Team Hawkes commenced training in partnership in October 2008 making a dream start with their first runner Real Saga a Stakes winner in the Breeders’ Plate.
Since then, they have continued to build and today boast a formidable stable of leading spring hopes.
So with around six years of data to analyse we should be able to see if Team Hawkes is indeed mirroring the success of the team mentor, John Hawkes.
Admittedly I am using the last six years of the John Hawkes era when he was a the top of his game — after all the stable “heavy lifting” had been done — and comparing it against the first six years of Team Hawkes — when much of the stable growing was done. However it is an interesting exercise all the same.
I must also mention that both of John’s sons Wayne and Michael were involved in the later part of the Woodlands era to varying degrees as stable foremen and the like.
The first thing that captures the eye in comparing the two eras is the number of runners. John prepared almost six times as many runners as Team Hawkes does today.
In those last years of the Woodlands era, John had stables in Sydney, Melbourne and Brisbane and clearly sat atop a massive training operation, with runners in multiple locations most days of the week.
Interestingly however, the strike rates between the two eras are fairly similar, identical for placings, but with a slightly higher win strike rate for Team Hawkes. Over time we can expect the win strike to settle pretty much in line with John’s.
Next, we look at Black Type and non-Black type races, and again, the sheer number of runners John had in black Type races is mind boggling.
Another very interesting pattern emerges with Team Hawkes being slightly in front on winning strike rate for Black Type races, but slightly behind on placings.
The same winning strike rate trend is apparent for non-Black type races, but identical on placings.
Again the Team Hawkes stats seem to be trending towards John’s long term values.
The next area we will examine is age groups.
These stats are quite surprising, as Team Hawkes is producing superior win strike rates across all age categories.
This is a surprising result, as John had the backing of Woodlands Stud, with its younger horses always coming through the stable — plus the Ingham’s sometimes went shopping with long pockets to supplement their home grown stock.
Perhaps Team Hawkes are being more selective identifying their young horses, and it’s now a case of more quality than quantity.
Stable jockey stats are also interesting.
While Team Hawkes does not have a stable jockey as such, James McDonald is their main rider and he strikes at 26 percent from just under 200 rides.
Darren Beadman was John’s stable rider, the pair striking at 24 percent from just under 1,800 rides — some achievement indeed.
The betting market is probably the most accurate guide of performance that there is, so the following table is important in comparing market expectation for each era.
Once again, there is an uncanny similarity between the two eras. Team Hawkes is only slightly superior, but with roughly 25 percent of the total number of runners compared to John. No doubt we could expect these stats to come into closer alignment as the number of Team Hawkes runners build.
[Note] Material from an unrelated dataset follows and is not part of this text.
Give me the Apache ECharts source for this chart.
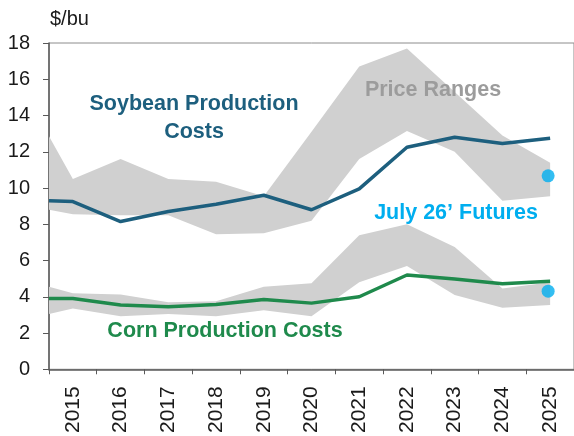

Fitness is a crucial factor for any trainer, and the comparison of both eras on this measure reveals some interesting trends.
Team Hawkes is achieving considerably superior results to those of John’s with horses making their race debut or resuming from a spell. But the figures align more closely from second up onwards.
This is not an aberration. While I would expect the values to converge slightly there is still a marked improvement in the training methods employed by Team Hawkes for debutantes and first uppers.
The number of days since last start also sheds some light on these stats, with the 1 to 7 day back up showing a severe aberration.
The 1 to 7 day back up differential shows a remarkable difference — but can be explained away to some degree by the number of runners in this category.
John had 3 percent of his total runners (460) fall within this time period, whereas Team Hawkes had 1.8 percent of their runners (42) in this category.
Quite clearly, Team Hawkes has a policy of avoiding backing horses up within 7 days, and judging by these figures, punters should also avoid them too.
The other anomaly is horses running between 31 days to 180 days.
Both Team Hawkes and John had a similar percentage of their runners in this category, but the strike rate clearly favours Team Hawkes and by a fair margin.
For example John had 3,031 (20 percent) runners in the 31 to 180 day break from racing category, while Team Hawkes had 405 (17.5 percent) runners.
One explanation for this could be a change in training methods and the employment of more modern, effective techniques, when preparing horses’ fresh off a break from racing. Using blinkers for the first time is another area where Team Hawkes is doing better than John, 21 percent compared to 13 percent, but as far as the comparison of other statistics for the two eras — such as distance changes, finish positions, last start, and beaten margin — there is not a lot of variance in the figures.
So what does this brief analysis tell us about the two eras?
The first point that comes to mind is that unlimited purchasing power does not necessarily translate to more winners or better horses or superior strike rates for trainers.
Secondly, it shows that John and his sons have been shrewd purchasers of young horses for their stable — a skill that probably went unused in the Woodlands days, because they had home breeds.
But his eye for a horse was certainly highlighted by John’s purchase of Octagonal.
While John was extremely successful with a large stable and numbers of runners, the analysis shows that a smaller more selective stable can produce superior results.
With a public stable versus a private one, I guess, there is more pressure to move underperforming horses on, replacing them with better performed gallopers. A public stable is more likely to be under more financial pressure to achieve results, e.g. more bottom line driven.
Finally though, while it is clear Wayne and Michael Hawkes have played a major role in the successful performance of Team Hawkes — assisted by evolving ideas and methods — not surprisingly the statistical analysis clearly points to John being a significance influence on the partnership — a case of carefully blending the old and the new.